All other aspects of the film don’t deserve recognition or even register except one; the music. So as the opening titles would lead me to believe, Danny Elfman of all people composed the score, a fact of which I completely forgot from that point on because as far as I’m concerned, there was none. Just some mediocre reworkings of Beyonce’s first single and some ingeniously chosen angsty piece set to the couple’s frequent (yet incredibly boring) sex scenes, featuring the vocalist screaming “I WANT YOU TO KISS ME!” whilst, you know, that actually happens. It hits with all the subtlety of a sledgehammer that I feel like the entire soundtrack should have been composed of “Closer” by NIN. That, at least, would have been memorable, relevant to the scene, and perhaps be the one saving grace in its satire of the very subject matter that Fifty Shades tries so inaccurately and even worse, insincerely, to portray.

If nothing else, Fifty Shades of Fucked Up comes across like the 7-year old kid trying to re-enact what his parents just told him about the birds and the bees to his friends, using nothing but Barbie dolls, complete with the confusion, slight disgust, general ineptitude and lack of awareness as to how it should end, as well as being just as unintentionally funny.



Phoenix, Arizona -1981

In the same way the gentle flap of a butterfly’s wings can influence weather patterns for months to come, an elderly teacher’s kindness was the catalyst for a series of events that culminated in me wasting both a sunny Saturday afternoon and twenty-two dollars of my own money.  

It was the last period of the day, the hot afternoon sun always got to him and his lessons suffered for it.

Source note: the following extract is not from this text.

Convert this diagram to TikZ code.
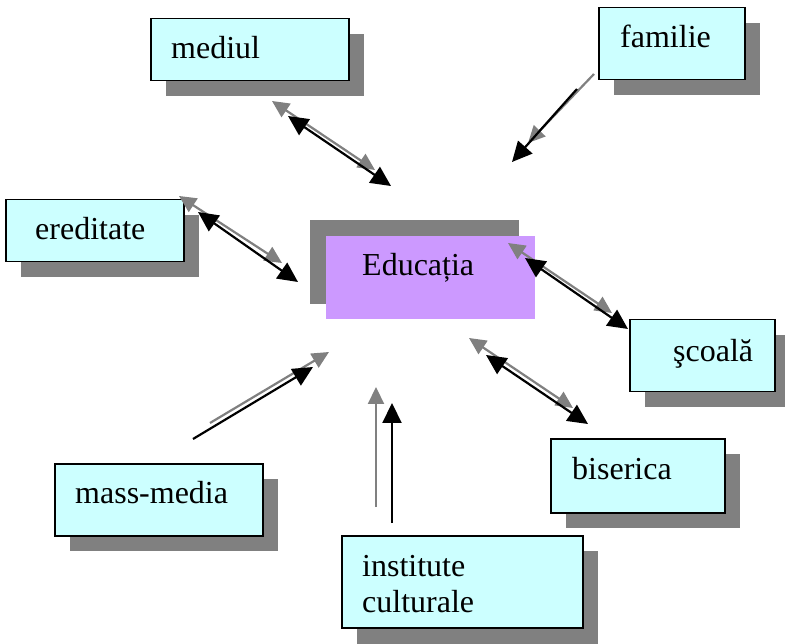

Drearily he droned on about what themes he wanted addressed in the assignment when suddenly, he was cut off by the loud ringing of the bell. “The bell is for me, not for you…” he muttered to no-one in particular as the class ignored him, rising as one to leave.

He sighed and was getting his books together, when he noticed that one of his students remained at her desk. On closer inspection she was softly crying. “What seems to be the matter my dear?” asked the elderly teacher gently placing a hand on her shoulder. “I’m stupid, I can’t write good stories!” screamed the girl. The teacher frowned to himself; her work was mediocre at best.  After many years of teaching however, he learnt that the occasional white lie is acceptable. “I actually enjoy your stories, they are some of the best I’ve ever read” said the teacher with a smile. The little girl wiped her tears away and gave her teacher a weak smile in return. In future years whenever she felt fear or doubt in her abilities, she would remember her old teacher’s kind words, the memory of that day would give her confidence anew. That little girl was named Stephenie Meyer.

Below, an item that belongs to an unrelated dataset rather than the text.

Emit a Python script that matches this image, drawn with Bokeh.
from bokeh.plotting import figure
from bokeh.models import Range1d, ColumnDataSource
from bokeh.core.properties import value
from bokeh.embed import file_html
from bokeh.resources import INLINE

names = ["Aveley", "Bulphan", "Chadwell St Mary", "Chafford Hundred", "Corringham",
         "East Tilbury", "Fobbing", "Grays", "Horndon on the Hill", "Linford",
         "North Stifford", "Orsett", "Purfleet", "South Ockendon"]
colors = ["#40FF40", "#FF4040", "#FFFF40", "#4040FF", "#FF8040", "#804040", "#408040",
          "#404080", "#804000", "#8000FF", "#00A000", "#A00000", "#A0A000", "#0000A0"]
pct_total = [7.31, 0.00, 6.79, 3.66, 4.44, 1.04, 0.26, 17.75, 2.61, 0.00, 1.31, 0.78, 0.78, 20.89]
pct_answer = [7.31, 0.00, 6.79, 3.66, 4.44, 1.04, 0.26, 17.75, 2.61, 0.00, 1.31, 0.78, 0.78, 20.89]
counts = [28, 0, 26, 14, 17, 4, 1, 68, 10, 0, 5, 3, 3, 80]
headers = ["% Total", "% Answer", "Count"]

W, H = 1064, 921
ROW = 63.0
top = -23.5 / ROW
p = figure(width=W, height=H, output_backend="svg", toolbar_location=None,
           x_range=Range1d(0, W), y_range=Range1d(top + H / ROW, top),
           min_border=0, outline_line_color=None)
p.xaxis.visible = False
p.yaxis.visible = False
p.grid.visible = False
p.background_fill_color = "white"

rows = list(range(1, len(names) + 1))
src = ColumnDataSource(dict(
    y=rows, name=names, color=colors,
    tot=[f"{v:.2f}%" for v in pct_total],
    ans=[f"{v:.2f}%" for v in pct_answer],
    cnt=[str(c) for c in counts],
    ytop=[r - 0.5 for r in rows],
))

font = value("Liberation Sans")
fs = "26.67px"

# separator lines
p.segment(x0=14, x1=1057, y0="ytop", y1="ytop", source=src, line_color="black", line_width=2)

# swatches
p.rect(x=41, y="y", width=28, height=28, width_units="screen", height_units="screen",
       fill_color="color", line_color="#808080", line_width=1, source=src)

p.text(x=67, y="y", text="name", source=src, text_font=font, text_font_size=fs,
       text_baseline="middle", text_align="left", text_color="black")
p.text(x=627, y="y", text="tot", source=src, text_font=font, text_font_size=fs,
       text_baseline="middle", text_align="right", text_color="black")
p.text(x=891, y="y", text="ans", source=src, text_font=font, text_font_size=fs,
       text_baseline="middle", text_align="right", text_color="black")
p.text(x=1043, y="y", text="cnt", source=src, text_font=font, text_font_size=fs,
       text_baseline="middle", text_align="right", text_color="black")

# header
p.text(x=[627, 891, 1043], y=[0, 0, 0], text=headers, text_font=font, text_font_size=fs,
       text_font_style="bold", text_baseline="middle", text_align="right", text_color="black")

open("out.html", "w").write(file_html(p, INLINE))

Although poorly written, Twilight was a phenomenon as it allowed tweens to experience romance without worrying about big scary words such as “teen pregnancy and gonorrhoea”  (It also allowed for Mormon values to be preached to impressionable teens but alas, that is another story for another day)

Despite not being in the target market, an under-sexed middle aged woman, (much to the chagrin of her two teenage sons) obsessed over this teenage vampire fiction. She spent her nights writing fanfiction under the screenname “Snowqueen’s Icedragon” (no seriously) describing in graphic detail all the sexual fantasies she wished she could have were she not from the British middle class (the least sexually liberated race)

This terrible fanfiction was adapted into a novel in an attempt to turn porn in to high culture, sold enough copies to make the corpse of Hemmingway roll over and spawned the inevitable film adaption which had me sitting in a movie theatre on Valentine’s Day surrounded by sweaty, sexually repressed women. Perhaps I would have got some numbers if I wasn’t so disgusted by the film’s content.  


Apparently the film depicts BDSM, but I would beg to differ. Consider the following definition of BDSM:

“Consensual, erotic interactive behaviours played out by partners deliberately assuming, for one, the dominant role, and the other, the submissive role, where the role-playing forms the context for the activities, and where the behaviours can, but need not, include the use of physical and/or psychological pain to produce sexual arousal and satisfaction”. (Moser & Madeson, 2002)

The character of Anastasia has very little agency in this film with “Mr Grey” taking over her life, deciding what they will do, when they will meet, and what is and isn’t acceptable. He is manipulative, overbearing and somewhat creepy. Even in non sex scenes the camera looks down on Anastasia and up on “Mr Grey”, the film isn’t depicting roleplaying; it’s showing a relationship where one side has all the power. Why in a supposed romance movie am I reminded of Once Were Warriors (1994)?

There is a whole subplot of them negotiating what is and is not OK to do during sex, that is until “Mr Grey” goes “fuck it” and hits her with a whip anyway.

The film even gets depictions of bondage wrong, cable ties and rope shouldn’t be used; as they can cut off circulation. Less steamy encounter, more 3am emergency room visit. Consensual safe BDSM is all about limits, trust and after-care; all of which are absent from this movie.


Besides the unhealthy relationship portrayed, the film commits the cardinal sin of being boring. It’s as if every decision made during production was in order to keep it under budget. Flat direction, poor script and casting based on the criteria: “will they get naked and work for cheap?”  Fiddy Shades is so dull I was checking my watch while naked breasts were on screen, a feat I’d be impressed with if I weren’t half asleep.  


If you enjoy watching people get hurt, or if the idea of having absolute power over another turns you on, then this is the movie for you. Now that I think about it, former immigration minister Scott Morrison would love this film.